> Task goal: Omit the pictures and print exactly the lines of the listing below, starting at the first and ending at the line containing "charges = [10, 30, 100, 300, 1000]".

★ ★ ★ ★

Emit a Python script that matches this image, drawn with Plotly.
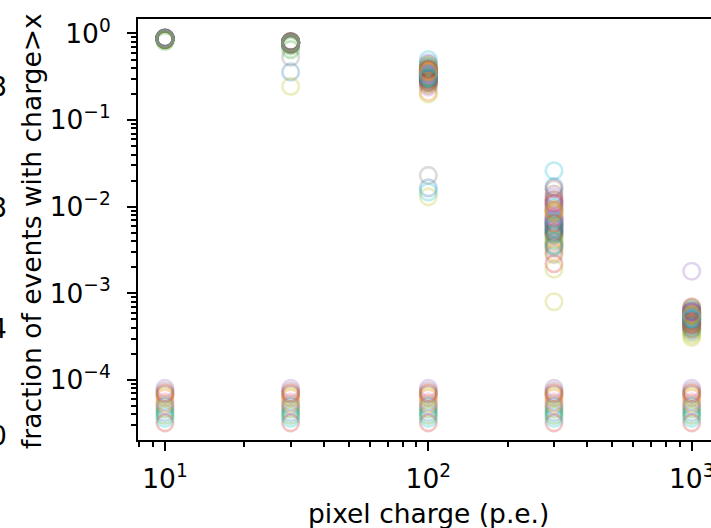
import plotly.graph_objects as go

# pixel charge thresholds (p.e.)
charges = [10, 30, 100, 300, 1000]

# fraction of events with charge > x, one entry per event series, per threshold
frac_q10 = [0.88, 0.87, 0.86, 0.88, 0.87, 0.89, 0.87, 0.88, 0.86, 0.87,
            0.87, 0.88, 0.81, 0.86, 0.88, 0.87, 0.86, 0.89, 0.87, 0.88,
            0.86, 0.87, 0.84, 0.88, 0.87, 0.86, 0.88, 0.87, 0.85, 0.88,
            0.87, 0.88, 0.86, 0.87, 0.88, 0.86, 0.87, 0.89, 0.87, 0.86,
            0.88, 0.87, 0.86, 0.88, 0.87, 0.85, 0.88, 0.87, 0.86, 0.88]
frac_q30 = [0.36, 0.78, 0.65, 0.79, 0.77, 0.80, 0.78, 0.53, 0.245, 0.76,
            0.79, 0.77, 0.72, 0.80, 0.78, 0.75, 0.79, 0.77, 0.78, 0.80,
            0.77, 0.79, 0.74, 0.78, 0.76, 0.81, 0.77, 0.79, 0.78, 0.76,
            0.78, 0.77, 0.79, 0.76, 0.78, 0.80, 0.77, 0.79, 0.75, 0.78,
            0.77, 0.79, 0.78, 0.76, 0.80, 0.78, 0.77, 0.79, 0.78, 0.77]
frac_q100 = [0.0165, 0.21, 0.30, 0.36, 0.33, 0.40, 0.29, 0.023, 0.013, 0.0148,
             0.44, 0.31, 0.27, 0.38, 0.35, 0.42, 0.32, 0.28, 0.37, 0.50,
             0.34, 0.26, 0.39, 0.30, 0.46, 0.36, 0.24, 0.33, 0.20, 0.41,
             0.31, 0.35, 0.29, 0.38, 0.33, 0.27, 0.36, 0.31, 0.43, 0.34,
             0.30, 0.37, 0.32, 0.28, 0.35, 0.39, 0.33, 0.25, 0.36, 0.31]
frac_q300 = [0.0035, 0.0062, 0.0048, 0.0110, 0.0075, 0.0140, 0.0052, 0.0090, 0.0008, 0.0260,
             0.0170, 0.0058, 0.0040, 0.0120, 0.0068, 0.0160, 0.0045, 0.0028, 0.0082, 0.0100,
             0.0055, 0.0030, 0.0065, 0.0022, 0.0130, 0.0072, 0.0038, 0.0095, 0.0019, 0.0050,
             0.0060, 0.0085, 0.0047, 0.0110, 0.0066, 0.0052, 0.0078, 0.0120, 0.0042, 0.0070,
             0.0056, 0.0092, 0.0036, 0.0064, 0.0105, 0.0050, 0.0074, 0.0033, 0.0088, 0.0061]
frac_q1000 = [0.00050, 0.00045, 0.00040, 0.00055, 0.00180, 0.00062, 0.00048, 0.00058, 0.00031, 0.00036,
              0.00052, 0.00044, 0.00068, 0.00038, 0.00060, 0.00065, 0.00047, 0.00054, 0.00033, 0.00042,
              0.00057, 0.00049, 0.00039, 0.00070, 0.00046, 0.00051, 0.00043, 0.00059, 0.00035, 0.00053,
              0.00049, 0.00056, 0.00044, 0.00061, 0.00052, 0.00047, 0.00058, 0.00041, 0.00054, 0.00050,
              0.00063, 0.00046, 0.00055, 0.00043, 0.00060, 0.00048, 0.00053, 0.00045, 0.00057, 0.00051]

# series whose fraction stays at a constant floor value
floor_frac = [4.2e-5, 6.2e-5, 4.6e-5, 3.2e-5, 8.0e-5, 7.4e-5, 5.6e-5, 6.8e-5, 6.5e-5, 3.6e-5,
              5.0e-5, 5.3e-5, 3.9e-5, 7.0e-5]

x_tick_vals = [10, 100, 1000]
x_tick_text = ["10<sup>1</sup>", "10<sup>2</sup>", "10<sup>3</sup>"]
y_tick_vals = [1e-4, 1e-3, 1e-2, 1e-1, 1]
y_tick_text = ["10<sup>\u22124</sup>", "10<sup>\u22123</sup>", "10<sup>\u22122</sup>",
               "10<sup>\u22121</sup>", "10<sup>0</sup>"]
edge_fragments = ["8", "8", "4", "0"]
edge_fragment_y = [87, 208, 328, 435]

tab10 = ["#1f77b4", "#ff7f0e", "#2ca02c", "#d62728", "#9467bd",
         "#8c564b", "#e377c2", "#7f7f7f", "#bcbd22", "#17becf"]

series = [list(v) for v in zip(frac_q10, frac_q30, frac_q100, frac_q300, frac_q1000)]
series += [[f] * len(charges) for f in floor_frac]

fig = go.Figure()
for i, ys in enumerate(series):
    fig.add_trace(go.Scatter(
        x=charges, y=ys, mode="markers",
        marker=dict(symbol="circle-open", size=16.5, color=tab10[i % 10],
                    opacity=0.28, line=dict(width=2.6, color=tab10[i % 10])),
        showlegend=False, hoverinfo="x+y",
    ))

W, H = 711, 528
L, R, T, B = 138, 0, 19, 88
pw, ph = W - L - R, H - T - B

minor_x = [m * 10 ** k for k in range(0, 4) for m in range(2, 10)]
minor_y = [m * 10 ** k for k in range(-5, 1) for m in range(2, 10)]

font = dict(family="DejaVu Sans", size=26.5, color="black")

fig.update_layout(
    width=W, height=H,
    margin=dict(l=L, r=R, t=T, b=B, pad=0),
    paper_bgcolor="white", plot_bgcolor="white",
    font=font,
    xaxis=dict(
        type="log", range=[0.8975, 3.0733], automargin=False,
        showline=True, linecolor="black", linewidth=2, mirror=True,
        showgrid=False, zeroline=False,
        tickmode="array", tickvals=x_tick_vals, ticktext=x_tick_text,
        ticks="outside", ticklen=9, tickwidth=2, tickcolor="black",
        ticklabelstandoff=5, ticklabeloverflow="allow",
        minor=dict(tickmode="array", tickvals=minor_x, ticks="outside",
                   ticklen=5, tickwidth=1.5, tickcolor="black", showgrid=False),
        tickfont=font,
    ),
    yaxis=dict(
        type="log", range=[-4.693, 0.167], automargin=False,
        showline=True, linecolor="black", linewidth=2, mirror=False,
        showgrid=False, zeroline=False,
        tickmode="array", tickvals=y_tick_vals, ticktext=y_tick_text,
        ticks="outside", ticklen=9, tickwidth=2, tickcolor="black",
        ticklabelstandoff=11, ticklabeloverflow="allow",
        minor=dict(tickmode="array", tickvals=minor_y, ticks="outside",
                   ticklen=5, tickwidth=1.5, tickcolor="black", showgrid=False),
        tickfont=font,
    ),
)

def px_to_paper_x(px):
    return (px - L) / pw

def px_to_paper_y(py):
    return 1 - (py - T) / ph

fig.add_annotation(text="pixel charge (p.e.)", xref="paper", yref="paper",
                   x=px_to_paper_x(428), y=px_to_paper_y(513), xanchor="center",
                   yanchor="middle", showarrow=False, font=font)
fig.add_annotation(text="fraction of events with charge>x", xref="paper", yref="paper",
                   x=px_to_paper_x(31), y=px_to_paper_y(231), xanchor="center",
                   yanchor="middle", textangle=-90, showarrow=False, font=font)
for txt, yy in zip(edge_fragments, edge_fragment_y):
    fig.add_annotation(text=txt, xref="paper", yref="paper",
                       x=px_to_paper_x(9), y=px_to_paper_y(yy), xanchor="right",
                       yanchor="middle", showarrow=False, font=font)

fig.write_html("out.html", config={"displayModeBar": False},
               post_script="document.body.style.margin='0';document.body.style.overflow='hidden';")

★ ★ ★ ★

> Task output:
Emit a Python script that matches this image, drawn with Plotly.
import plotly.graph_objects as go

# pixel charge thresholds (p.e.)
charges = [10, 30, 100, 300, 1000]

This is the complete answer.